Re: Database de-normalization Tradeoff
"In the end a competent database developer knows what tradeoffs to make to ensure scalability whilst maintaining code manageability."
It seems to me that we have let the children play with our important data. Here is a reply I wrote on another thread several years ago:
I'll need my coat while I wait for the bus to go to the retirement day-centre...
Whilst NoSQL Databases might be great for applications like Twitter or Google Search Data they simply lack the Transaction support needed for Enterprise applications such as Payroll. If Twitter looses a tweet or corrupts some post its not a big problem. Enterprise databases require consistent views of the data which is fault tolerant and can be rolled back in time.
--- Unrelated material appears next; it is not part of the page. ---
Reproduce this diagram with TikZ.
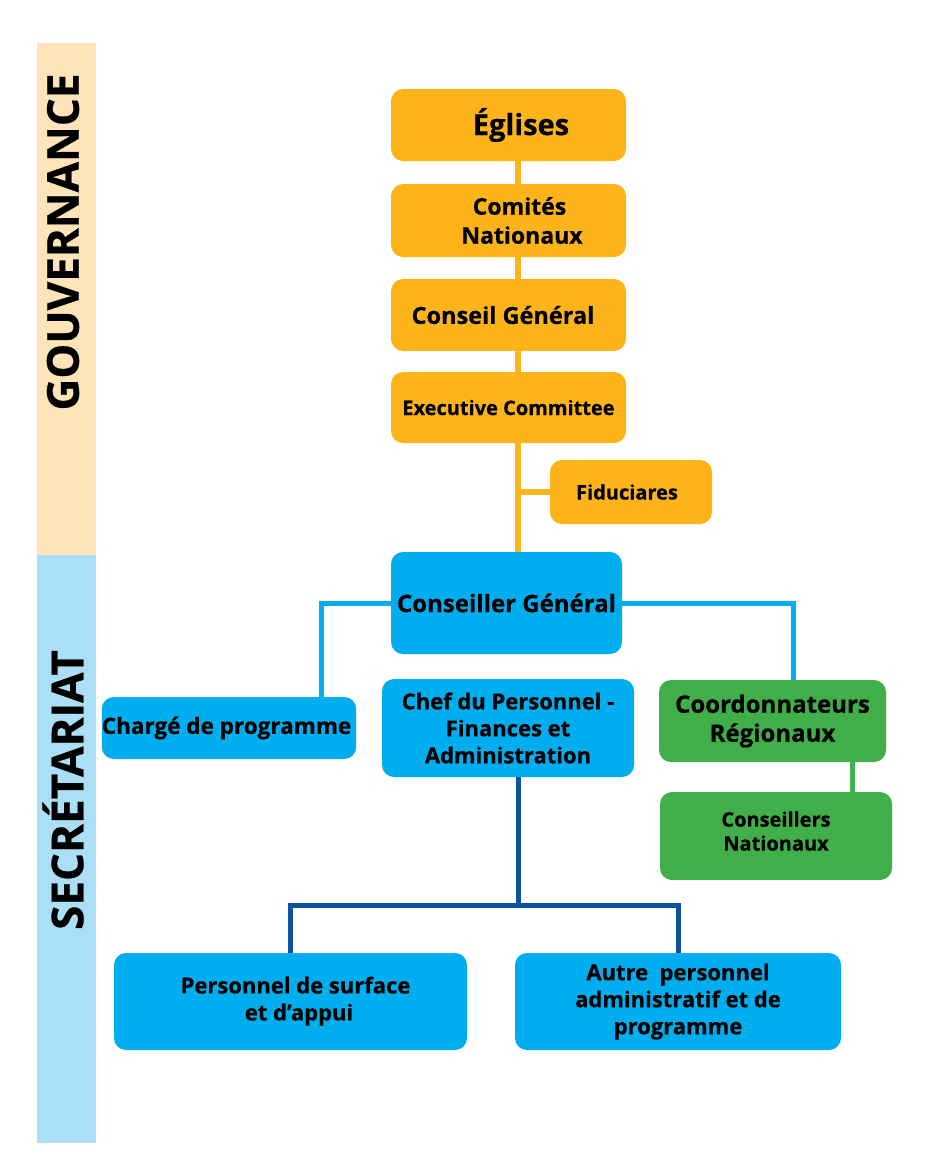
\documentclass[tikz,border=0pt]{standalone}
\usepackage{fontspec}
\setmainfont{Open Sans}[BoldFeatures={FakeBold=0.6}]
\usetikzlibrary{positioning}

\definecolor{govgold}{RGB}{253,180,26}
\definecolor{seccyan}{RGB}{0,174,239}
\definecolor{reggreen}{RGB}{64,174,73}
\definecolor{staffnavy}{RGB}{13,81,161}
\definecolor{govband}{RGB}{255,228,186}
\definecolor{secband}{RGB}{171,223,245}

\newcommand\fsz[2]{\fontsize{#1}{#2}\selectfont\bfseries}

\tikzset{
  unit/.style={rectangle, rounded corners=12pt, inner sep=0pt, align=center,
    font=\bfseries, text=black},
  govbox/.style={unit, fill=govgold},
  secbox/.style={unit, fill=seccyan},
  regbox/.style={unit, fill=reggreen},
  bandlabel/.style={rotate=90, font=\fsz{44}{44}},
  govline/.style={govgold, line width=6pt},
  secline/.style={seccyan, line width=5pt},
  regline/.style={reggreen, line width=5pt},
  staffline/.style={staffnavy, line width=5pt},
}

\begin{document}
\begin{tikzpicture}[x=1pt, y=-1pt]
    \useasboundingbox (0,0) rectangle (930,1168);

    % Bandes laterales
    \fill[govband] (37,43) rectangle (96,555);
    \fill[secband] (37,555) rectangle (96,1143);
    \node[bandlabel] (gouv) at (63,242) {GOUVERNANCE};
    \node[bandlabel] (secr) at (63,790) {SECRÉTARIAT};

    % Gouvernance
    \node[govbox, minimum width=235pt, minimum height=72pt, font=\fsz{29}{32}]
      (eglises) at (508.5,125) {\hspace*{25pt}Églises};
    \node[govbox, minimum width=235pt, minimum height=73pt, font=\fsz{23}{29}]
      (comites) at (508.5,220.5) {\hspace*{22pt}Comités\\\hspace*{27pt}Nationaux};
    \node[govbox, minimum width=235pt, minimum height=72pt, font=\fsz{23.5}{26}]
      (conseil) at (508.5,315) {Conseil Général\hspace*{11pt}};
    \node[govbox, minimum width=235pt, minimum height=71pt, font=\fsz{20}{22}]
      (exec) at (508.5,407.5) {Executive Committee};
    \node[govbox, minimum width=162pt, minimum height=64pt, font=\fsz{20}{22}]
      (fid) at (631,492) {Fiduciares\hspace*{8pt}};

    % Secretariat
    \node[secbox, minimum width=231pt, minimum height=102pt, font=\fsz{24}{26}]
      (cgen) at (506.5,603) {Conseiller Général};
    \node[secbox, minimum width=254pt, minimum height=62pt, font=\fsz{22.5}{25}]
      (charge) at (229,728) {Chargé de programme\hspace*{5pt}};
    \node[secbox, minimum width=252pt, minimum height=98pt, font=\fsz{22}{27}]
      (chef) at (508,728) {Chef du Personnel -\\Finances et\\Administration};
    \node[regbox, minimum width=227pt, minimum height=82pt, font=\fsz{24}{29}]
      (coord) at (772.5,721) {Coordonnateurs\\Régionaux};
    \node[regbox, minimum width=232pt, minimum height=88pt, text depth=10pt, font=\fsz{20}{24}]
      (consnat) at (776,836) {Conseillers\\Nationaux};
    \node[secbox, minimum width=353pt, minimum height=97pt, text depth=6pt, font=\fsz{22}{27}]
      (surface) at (290.5,1001.5) {\hspace*{10pt}Personnel de surface\\\hspace*{17pt}et d’appui};
    \node[secbox, minimum width=326pt, minimum height=97pt, font=\fsz{22}{27}]
      (autre) at (678,1001.5) {Autre\ \ personnel\\administratif et de\\programme};

    % Liaisons
    \coordinate (spine) at (518,0);
    \coordinate (split) at (518,905);
    \draw[govline] (eglises.south -| spine) -- (comites.north -| spine);
    \draw[govline] (comites.south -| spine) -- (conseil.north -| spine);
    \draw[govline] (conseil.south -| spine) -- (exec.north -| spine);
    \draw[govline] (exec.south -| spine) -- (cgen.north -| spine);
    \draw[govline] (fid.west) -- (fid.west -| spine);

    \draw[secline] (cgen.west) -| ([xshift=92pt]charge.north);
    \draw[secline] (cgen.east) -| ([xshift=20.5pt]coord.north);
    \draw[regline] ([xshift=79.5pt]coord.south) -- ([xshift=79.5pt]coord.south |- consnat.north);

    \draw[staffline] (chef.south -| spine) -- (split);
    \draw[staffline] (surface.north) |- (split) -| (autre.north);
  \end{tikzpicture}
\end{document}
NoSQL is a bit of a red herring in this discussion, since it covers an array of technologies that are only united by what they are not. If you are breaking it down like this, something like mongo or raven falls closer to a relational db. Their documents have structure and you have to use that structure to query them in any sort of performant way. Where they differ from a traditional RDBMS is how they approach CAP and how that allows them to be scaled.
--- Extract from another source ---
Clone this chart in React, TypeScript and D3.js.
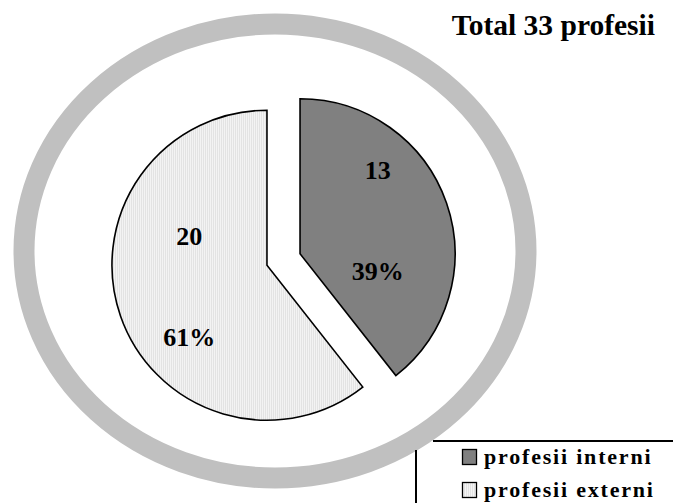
import React from "react";
import * as d3 from "d3";

const categories = ["profesii interni", "profesii externi"];
const values = [13, 20];
const titleText = "Total 33 profesii";
const fills = ["#808080", "url(#stripes)"];

const W = 673;
const H = 503;

export default function App() {
  const total = d3.sum(values);
  const pie = d3.pie<number>().sort(null).startAngle(0).endAngle(2 * Math.PI)(values);
  const r = 155;
  const cx = 283.5;
  const cy = 259.5;
  const explode = 17.5;
  const arc = d3.arc<d3.PieArcDatum<number>>().innerRadius(0).outerRadius(r);
  const labelArc = d3.arc<d3.PieArcDatum<number>>().innerRadius(r * 0.53).outerRadius(r * 0.53);
  const font = "'Liberation Serif', 'Times New Roman', serif";

  return (
    <svg width={W} height={H} style={{ position: "absolute", left: 0, top: 0, background: "#fff" }}>
      <defs>
        <pattern id="stripes" width={2} height={4} patternUnits="userSpaceOnUse">
          <rect width={2} height={4} fill="#f4f4f4" />
          <rect width={1} height={4} fill="#e2e2e2" />
        </pattern>
      </defs>
      <ellipse cx={275} cy={251} rx={251} ry={227} fill="none" stroke="#c0c0c0" strokeWidth={21} />
      {pie.map((d, i) => {
        const mid = (d.startAngle + d.endAngle) / 2;
        const dx = explode * Math.sin(mid);
        const dy = -explode * Math.cos(mid);
        const [lx, ly] = labelArc.centroid(d);
        const pct = Math.round((values[i] / total) * 100) + "%";
        return (
          <g key={i} transform={`translate(${cx + dx},${cy + dy})`}>
            <path d={arc(d) || ""} fill={fills[i]} stroke="#000" strokeWidth={1.6} strokeLinejoin="miter" />
            <text x={lx} y={ly - 56} textAnchor="middle" dominantBaseline="central" fontFamily={font} fontWeight="bold" fontSize={26}>
              {values[i]}
            </text>
            <text x={lx} y={ly + 45} textAnchor="middle" dominantBaseline="central" fontFamily={font} fontWeight="bold" fontSize={26}>
              {pct}
            </text>
          </g>
        );
      })}
      <text x={655} y={35} textAnchor="end" fontFamily={font} fontWeight="bold" fontSize={29.5}>
        {titleText}
      </text>
      <line x1={433} y1={441} x2={673} y2={441} stroke="#000" strokeWidth={2} />
      <line x1={416} y1={450} x2={416} y2={503} stroke="#000" strokeWidth={2} />
      {categories.map((c, i) => (
        <g key={c} transform={`translate(462,${449 + i * 33})`}>
          <rect x={0.5} y={0.5} width={14} height={15} fill={fills[i]} stroke="#000" strokeWidth={1.3} />
          <text x={22} y={15} fontFamily={font} fontWeight="bold" fontSize={22} letterSpacing={1.8}>
            {c}
          </text>
        </g>
      ))}
    </svg>
  );
}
As a simple mental exercise...
...every time you see "NoSQL" substitute "dBase". I find it tends to break down the arguments quite succinctly and immediately calls to mind all the perils - lack of any real integrity constraints and being strongly tied to a particular system for starters (true, SQL isn't portable either but that's a little fettling as opposed to complete rewrites). It also shows that it's not a new idea and indeed it is one largely rejected 20 years ago.
What's changed? It's a new generation of cowboys that never learned the lessons of the past and that intrinsically assumes that their particular requirements are somehow unique. Instead of "we've got a lot of critical data here so we need to protect it at all costs" the argument becomes "we've got a lot of critical data here so the rules about how to look after it don't apply to us - they're for lesser beings than us".
Re: As a simple mental exercise...
Not necessarily. The difference is mainly : how much do you want to pay for integrity constraints and normalized schema? If the amount of data itself to be stored means that you cannot afford these two (look at the example of Square Kilometre Array, above) then the choice is either no data at all, or data without integrity constraints and normalized schema. This is exactly the kind of scenarios "NoSQL" are optimized for.
Practical example: if I were to ask a DBA to run a query returning some 10^7 rows, I am almost sure to hear some grumbling back, most likely related to locks or execution time. However if I run the same query on a NoSQL, no one will notice and I will have results in seconds (I know, I've done that). Similarly, if I need to store some 0.5*10^9 rows of data day in, day out, and keep the data available for few months (or years) to query later, I'm sure NoSQL will oblige, requiring only disk space as and when needed. SQL? I think DBAs will not be very happy, unless some very interesting (and expensive) technological solutions are put in place.
RDBMS can do "sub-atomic"
A good train of thought and I like the “atomic” theme but I think it’s over-polarising the issue a little.
It is possible to achieve the image analysis examples as User Defined Functions in Teradata and Oracle have a massive range of industry-specific “cartridges” that achieve this type of functionality. It depends a lot more on the business reasons for applying this type of functionality. In discovery mode, a more forgiving schema-lite environment is much more flexible for getting to grips with your problem (e.g. am I developing the best plane-spotting algorithm). Once the approach has been hardened for use in an operational environment (e.g. face scanning at an airport) then it goes on to the RDBMS platform to be integrated into broader analytics.